Im Keller werden die Fässer mit neuem Wein ständig aufgefüllt und Spunde wöchentlich mit Schwefeldioxyd-Lösung abgewischt. Ist das Wetter trocken und schön, kann der ältere Wein abgefüllt werden.
Die Rebe
Der Rebstock befindet sich in seiner absoluten Ruhephase, der Weinberg in seinem Winterschlaf. Um sich vor Frostschäden zu schützen, sammelt die Rebe den notwendigen Lebenssaft im Wurzelwerk und trocknet den sichtbaren Teil des Weinstockes soweit als möglich aus.
Der Weinberg verschließt sich gegen nahezu jegliche Einflüsse. Er braucht die Ruhe dieser Zeit, denn jetzt regeneriert er sich und sammelt Kräfte für die bevorstehende strapaziöse Vegetationsphase.
Februar
Winter
Der Winzer
Im Weinberg wird man in diesem Monat den Rebschnitt für Pfropfreiser zur Veredelung schneiden und den Rebschnitt abschließen. Des Weiteren werden Edeltriebe auf Wurzelreben aufgepfropft und in eine Sandkiste in den Vortriebsraum gesetzt. (heute nur noch in Rebschulen)

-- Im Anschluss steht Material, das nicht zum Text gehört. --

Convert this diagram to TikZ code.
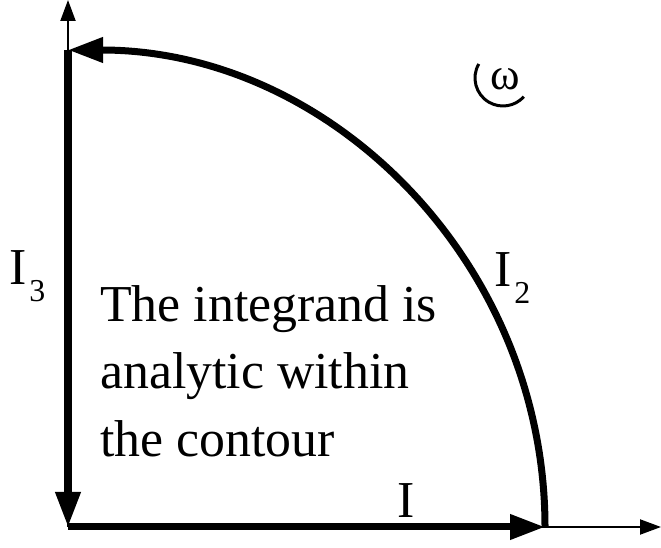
\documentclass[tikz,border=0pt]{standalone}
\usepackage{fontspec}
\setmainfont{Liberation Serif}
\usepackage{tikz}
\usetikzlibrary{arrows.meta}
\tikzset{
    axis line/.style={
        line width=2bp, -{Triangle[length=21bp,width=15bp]}
    },
    contour/.style={
        line width=7bp, -{Triangle[length=35bp,width=24bp]}
    },
    big label/.style={
        inner sep=0pt, font=\fontsize{52}{68}\selectfont
    },
}
\newcommand{\sublabel}[1]{\kern3bp{\fontsize{32}{32}\selectfont\raisebox{-17bp}{#1}}}

\begin{document}
\begin{tikzpicture}[x=1bp,y=1bp]
    \useasboundingbox (-68,-21) rectangle (593,527);

    \coordinate (O) at (0,0);
    \coordinate (xtip) at (593,0);
    \coordinate (ytip) at (0,527);
    \coordinate (A) at (477,0);
    \coordinate (B) at (0,477);

    % Axes
    \draw[axis line] (O) -- (xtip);
    \draw[axis line] (O) -- (ytip);

    % Contour
    \draw[contour] (O) -- (A);
    \draw[contour] (A) arc[start angle=0, end angle=90, radius=477];
    \draw[contour] (B) -- (O);

    % Labels
    \node[big label, anchor=base west] (I1) at (329,9) {I};
    \node[big label, anchor=base west] (I2) at (426,240) {I\sublabel{2}};
    \node[big label, anchor=base west] (I3) at (-59,242) {I\sublabel{3}};

    \node[big label, anchor=north west, align=left] (txt) at (32,242)
        {The integrand is\\analytic within\\the contour};

    % Orientation mark
    \node[inner sep=0pt, font=\fontsize{45}{45}\selectfont] (omega) at (437,448) {ω};
    \coordinate (wc) at ([shift={(-2,1)}]omega.center);
    \draw[line width=3bp] ([shift={(150:28)}]wc) arc[start angle=150, end angle=318, radius=28];
\end{tikzpicture}
\end{document}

Im Keller beginnt man bei klarem Wetter, Neumond und Nordwind (d.h. bei hohem Luftdruck) jungen Wein – um ihn vom Trub zu trennen – auf saubere Fässer abzustechen und den Wein aus verschiedenen Fässern im Mischbottich oder Tank auszugleichen.
Die Rebe
Der Rebstock beginnt sich, je nach klimatischer Gegebenheit, mit den ersten Sonnenstrahlen zu regenerieren. Er ist gegen äußere Einflüsse und Handhabungen noch relativ immun, nimmt aber gern jedes Angebot zur Entwicklung an.

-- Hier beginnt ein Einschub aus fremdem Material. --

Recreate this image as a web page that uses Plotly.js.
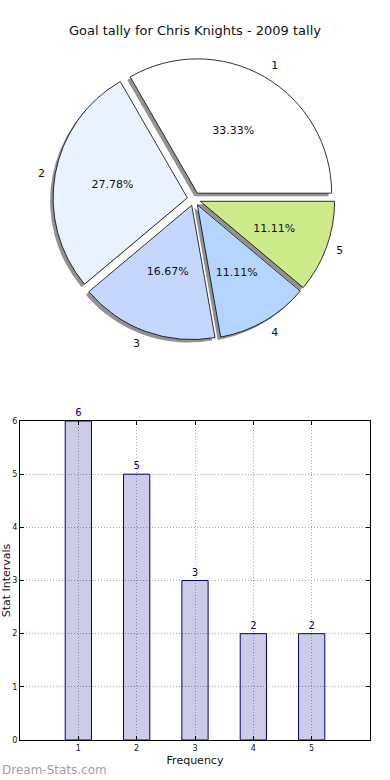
<!DOCTYPE html>
<html>
<head>
<meta charset="utf-8">
<script src="https://cdn.plot.ly/plotly-3.0.1.min.js"></script>
<style>
  html, body { margin: 0; padding: 0; background: #fff; }
  #chart { width: 390px; height: 780px; }
</style>
</head>
<body>
<div id="chart"></div>
<script>
// ---- data ----
const sliceLabels = ["1", "2", "3", "4", "5"];
const goalCounts = [6, 5, 3, 2, 2];
const sliceColors = ["#ffffff", "#eaf1ff", "#c5d7ff", "#b3d5ff", "#cdeb8b"];
const barCategories = [1, 2, 3, 4, 5];
const barValues = [6, 5, 3, 2, 2];
const chartTitle = "Goal tally for Chris Knights - 2009 tally";

const W = 390, H = 780;
const FONT = "DejaVu Sans, sans-serif";
function fx(px) { return px / W; }
function fy(px) { return 1 - px / H; }

// pie geometry (px)
const cx = 194, cy = 199, half = 141;
const pull = sliceLabels.map(() => 0.05);
const ROT = -30; // first slice spans 3 o'clock to 11 o'clock, counterclockwise
const PCT = "%{percent:.2%}";

function dom(h, dx, dy) {
  return { x: [fx(cx + dx - h), fx(cx + dx + h)], y: [fy(cy + dy + h), fy(cy + dy - h)] };
}

const common = { type: "pie", labels: sliceLabels, values: goalCounts, sort: false,
  rotation: ROT, direction: "counterclockwise", pull: pull, hoverinfo: "skip", showlegend: false };

const shadow = Object.assign({}, common, {
  domain: dom(half, -3, 3),
  marker: { colors: sliceLabels.map(() => "rgba(110,110,110,0.75)"), line: { width: 0 } },
  textinfo: "none"
});

// large slices: percentage inside the main pie
const main = Object.assign({}, common, {
  domain: dom(half, 0, 0),
  marker: { colors: sliceColors, line: { color: "#000", width: 0.8 } },
  texttemplate: goalCounts.map((v, i) => i < 2 ? PCT : ""), textposition: "inside",
  insidetextorientation: "horizontal",
  textfont: { family: FONT, size: 11, color: "#111" }
});

// small slices: percentage from a smaller transparent pie so it sits nearer the centre
const inner = Object.assign({}, common, {
  domain: dom(half * 0.8, 0, 0),
  marker: { colors: sliceLabels.map(() => "rgba(0,0,0,0)"), line: { width: 0 } },
  texttemplate: goalCounts.map((v, i) => i >= 2 ? PCT : ""), textposition: "inside",
  insidetextorientation: "horizontal",
  textfont: { family: FONT, size: 11, color: "#111" }
});

// slice names outside, from a slightly larger transparent pie
const labelTrace = Object.assign({}, common, {
  domain: dom(half * 1.05, 0, 0),
  marker: { colors: sliceLabels.map(() => "rgba(0,0,0,0)"), line: { width: 0 } },
  textinfo: "label", textposition: "outside",
  outsidetextfont: { family: FONT, size: 11, color: "#111" }
});

const bars = {
  type: "bar", x: barCategories, y: barValues, width: 0.45,
  marker: { color: "rgba(0,0,128,0.2)", line: { color: "#000080", width: 1 } },
  text: barValues.map(String), textposition: "outside", cliponaxis: false,
  textfont: { family: FONT, size: 10, color: "#000080" },
  xaxis: "x", yaxis: "y", hoverinfo: "skip", showlegend: false
};

const axisCommon = {
  ticks: "inside", ticklen: 4, tickcolor: "#000",
  showline: true, linecolor: "#000", linewidth: 1, mirror: "ticks",
  showgrid: true, gridcolor: "#aaaaaa", griddash: "1px,2px", gridwidth: 1,
  zeroline: false, tickfont: { family: FONT, size: 8, color: "#111" }, fixedrange: true
};

const layout = {
  width: W, height: H,
  margin: { l: 0, r: 0, t: 0, b: 0 },
  paper_bgcolor: "#fff", plot_bgcolor: "#fff",
  font: { family: FONT, color: "#111" },
  title: { text: chartTitle, font: { family: FONT, size: 13, color: "#111" },
           x: 0.5, xanchor: "center", y: fy(30), yanchor: "middle", yref: "container" },
  xaxis: Object.assign({}, axisCommon, {
    domain: [fx(20), fx(370)], range: [0, 6],
    tickvals: barCategories, ticktext: barCategories.map(String),
    title: { text: "Frequency", font: { family: FONT, size: 11, color: "#111" }, standoff: 4 }
  }),
  yaxis: Object.assign({}, axisCommon, {
    domain: [fy(740), fy(421)], range: [0, 6], dtick: 1,
    title: { text: "Stat Intervals", font: { family: FONT, size: 11, color: "#111" }, standoff: 0 }
  }),
  annotations: [{
    text: "Dream-Stats.com", xref: "paper", yref: "paper",
    x: 0, xanchor: "left", y: fy(770), yanchor: "middle", showarrow: false,
    font: { family: FONT, size: 12, color: "#a0a0a0" }
  }]
};

Plotly.newPlot("chart", [shadow, main, inner, labelTrace, bars], layout, { staticPlot: true, displayModeBar: false });
</script>
</body>
</html>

Der Weinberg öffnet sich und bietet den Wurzeln die angestauten saftigen Nährstoffe zur vorsichtigen Entwicklung an. Durch einen beginnenden Wasserfluss verteilen diese sich über die gesamte Fläche.
März
Frühling
Der Winzer
Im Weinberg muss man in diesem Monat dafür sorgen, dass dieser zu neuem Leben erwacht, ihm helfen, sich zu öffnen. Pflügen steht hierbei ganz oben auf dem Arbeitsplan des Weinbauern.

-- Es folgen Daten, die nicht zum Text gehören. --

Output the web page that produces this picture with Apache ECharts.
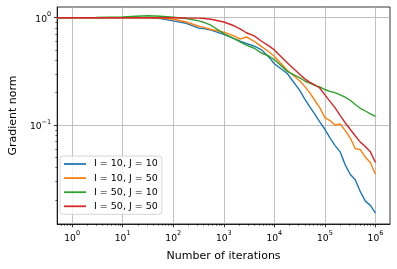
<!DOCTYPE html>
<html>
<head>
<meta charset="utf-8">
<script src="https://cdn.jsdelivr.net/npm/echarts@6/dist/echarts.min.js"></script>
<style>html,body{margin:0;padding:0;background:#fff}#c{width:397px;height:269px}</style>
</head>
<body>
<div id="c"></div>
<script>
var iterations = [0.5, 1, 3, 10, 18, 32, 56, 100, 180, 320, 400, 560, 1000, 1600, 2100, 2800, 4000, 5600, 7900, 10000, 18000, 32000, 40000, 50000, 63000, 79000, 100000, 126000, 158000, 200000, 251000, 316000, 398000, 501000, 631000, 794000, 1000000];
var seriesNames = ['I = 10, J = 10', 'I = 10, J = 50', 'I = 50, J = 10', 'I = 50, J = 50'];
var i10j10 = [1,1,1,1,1,1,0.982,0.933,0.887,0.798,0.791,0.767, 0.700,0.638,0.603,0.575,0.543,0.501,0.427,0.372, 0.302,0.209,0.174,0.148,0.126,0.107,0.0912,0.0759,0.0646,0.0562,0.0427,0.0347,0.0309,0.0240,0.0195,0.0178,0.0151];
var i10j50 = [1,1,1,1,1,1,0.993,0.966,0.912,0.832,0.813,0.776, 0.733,0.676,0.631,0.661,0.603,0.537,0.479,0.437, 0.324,0.257,0.229,0.200,0.170,0.145,0.117,0.110,0.100,0.102,0.0891,0.0759,0.0603,0.0589,0.0501,0.0447,0.0347];
var i50j10 = [1,1.002,1.005,1.014,1.030,1.042,1.030,1.009,0.982,0.933,0.906,0.851, 0.711,0.638,0.596,0.556,0.519,0.468,0.437,0.407, 0.316,0.275,0.257,0.245,0.234,0.226,0.214,0.206,0.200,0.191,0.182,0.170,0.155,0.143,0.135,0.127,0.120];
var i50j50 = [1,1,1,1,1,1,1,1,0.995,0.991,0.984,0.966, 0.912,0.841,0.785,0.724,0.676,0.603,0.543,0.501, 0.380,0.295,0.269,0.251,0.237,0.221,0.191,0.166,0.145,0.123,0.105,0.0912,0.0794,0.0692,0.0631,0.0562,0.0447];
var xMajorTicks = [1, 10, 100, 1000, 10000, 100000, 1000000];
var xMinorTicks = [];
[0.1,1,10,100,1000,10000,100000,1000000].forEach(function(d){for(var k=2;k<=9;k++){xMinorTicks.push(d*k);}});
var yMajorTicks = [0.1, 1];
var yMinorTicks = [];
[0.01,0.1].forEach(function(d){for(var k=2;k<=9;k++){yMinorTicks.push(d*k);}});
var xRange = [0.506, 1.94e6];
var yRange = [0.01194, 1.258];
var colors = ['#1f77b4', '#ff7f0e', '#2ca02c', '#d62728'];
var allY = [i10j10, i10j50, i50j10, i50j50];

var FONT = 'DejaVu Sans';
function expLabel(v) {
  var e = Math.round(Math.log(v) / Math.LN10);
  var s = e < 0 ? '\u2212' + (-e) : '' + e;
  return '{b|10}{s|' + s + '}';
}
var rich = {
  b: {fontFamily: FONT, fontSize: 9.2, color: '#000', verticalAlign: 'bottom', lineHeight: 13},
  s: {fontFamily: FONT, fontSize: 6.5, color: '#000', verticalAlign: 'top', lineHeight: 13}
};
var chart = echarts.init(document.getElementById('c'), null, {renderer: 'canvas'});
var series = allY.map(function(arr, i) {
  return {
    name: seriesNames[i], type: 'line', symbol: 'none', smooth: false,
    xAxisIndex: 0, yAxisIndex: 0,
    lineStyle: {width: 1.4, color: colors[i]}, itemStyle: {color: colors[i]},
    data: iterations.map(function(x, j) { return [x, arr[j]]; }),
    animation: false
  };
});
chart.setOption({
  animation: false,
  textStyle: {fontFamily: FONT},
  grid: {left: 57, right: 7, top: 7, bottom: 45, show: true, borderColor: '#000', borderWidth: 0.8, backgroundColor: 'transparent'},
  legend: {
    orient: 'vertical', left: 60, top: 156,
    data: seriesNames,
    itemWidth: 22, itemHeight: 11, itemGap: 4.1,
    padding: [3, 4, 3, 4],
    backgroundColor: 'rgba(255,255,255,0.8)', borderColor: '#cccccc', borderWidth: 0.8, borderRadius: 3,
    textStyle: {fontFamily: FONT, fontSize: 9.5, color: '#000', padding: [0,0,0,3]},
    icon: 'path://M0,0 L1,0 L1,0.08 L0,0.08 Z'
  },
  xAxis: [{
    type: 'log', logBase: 10, min: xRange[0], max: xRange[1],
    name: 'Number of iterations', nameLocation: 'middle', nameGap: 27,
    nameTextStyle: {fontFamily: FONT, fontSize: 11, color: '#000'},
    axisLine: {show: true, lineStyle: {color: '#000', width: 0.8}},
    axisTick: {show: true, length: 3.3, customValues: xMajorTicks, lineStyle: {color: '#000', width: 0.8}},
    axisLabel: {customValues: xMajorTicks, formatter: expLabel, rich: rich, margin: 6},
    splitLine: {show: true, lineStyle: {color: '#b0b0b0', width: 0.8}},
    minorTick: {show: false}
  }, {
    type: 'log', logBase: 10, min: xRange[0], max: xRange[1], position: 'bottom', offset: 0,
    axisLine: {show: false},
    axisTick: {show: true, length: 1.8, customValues: xMinorTicks, lineStyle: {color: '#000', width: 0.6}},
    axisLabel: {show: false},
    splitLine: {show: false}
  }],
  yAxis: [{
    type: 'log', logBase: 10, min: yRange[0], max: yRange[1],
    name: 'Gradient norm', nameLocation: 'middle', nameGap: 38,
    nameTextStyle: {fontFamily: FONT, fontSize: 11, color: '#000'},
    axisLine: {show: true, lineStyle: {color: '#000', width: 0.8}},
    axisTick: {show: true, length: 3.3, customValues: yMajorTicks, lineStyle: {color: '#000', width: 0.8}},
    axisLabel: {customValues: yMajorTicks, formatter: expLabel, rich: rich, margin: 6},
    splitLine: {show: true, lineStyle: {color: '#b0b0b0', width: 0.8}}
  }, {
    type: 'log', logBase: 10, min: yRange[0], max: yRange[1], position: 'left', offset: 0,
    axisLine: {show: false},
    axisTick: {show: true, length: 1.8, customValues: yMinorTicks, lineStyle: {color: '#000', width: 0.6}},
    axisLabel: {show: false},
    splitLine: {show: false}
  }],
  series: series
});
</script>
</body>
</html>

Im Keller gilt es, den ersten Abstich vor Ende des Monats zu beenden. Eine geheimnisvolle Wechselwirkung zwischen Rebe und Wein soll die Nachgärung auslösen, sobald der Saft steigt. Die Fässer gilt es, ständig auf- und den restlichen Wein abzufüllen.
Die Rebe
Der Rebstock beendet zur Mitte des Monats die Ruhezeit. Der Saft beginnt wieder zu steigen und die braunen Knospenschuppen fallen ab.
Der Weinberg unterstützt den Rebstock bei seinen Aktivitäten und gibt ihm nach dem winterlangen Halt die Freiheit, sich zu recken und zu strecken.
April
Frühling
Der Winzer
Im Weinberg sollte der Winzer die Weinbergsarbeiten abschließen, diesen aufräumen, das Reisholz ersetzen und beten, dass die Wachstumsperiode möglichst spät beginnt oder ihn Frost und Hagel nicht heimsuchen mögen.
Im Keller muss weiter aufgefüllt werden. In den Fässern darf es unter keinen Umständen Leerraum geben, denn jedes Jahr verdunsten 5% des Weines durch das Holz.
Die Rebe
Der Rebstock beginnt damit, aus den am Weinstock verbliebenen Knospen, winzig grüne Triebe hervorsprießen zu lassen. Wann das genau geschieht, hängt immer von der Rebsorte und den klimatischen Gegebenheiten des Jahrgangs ab.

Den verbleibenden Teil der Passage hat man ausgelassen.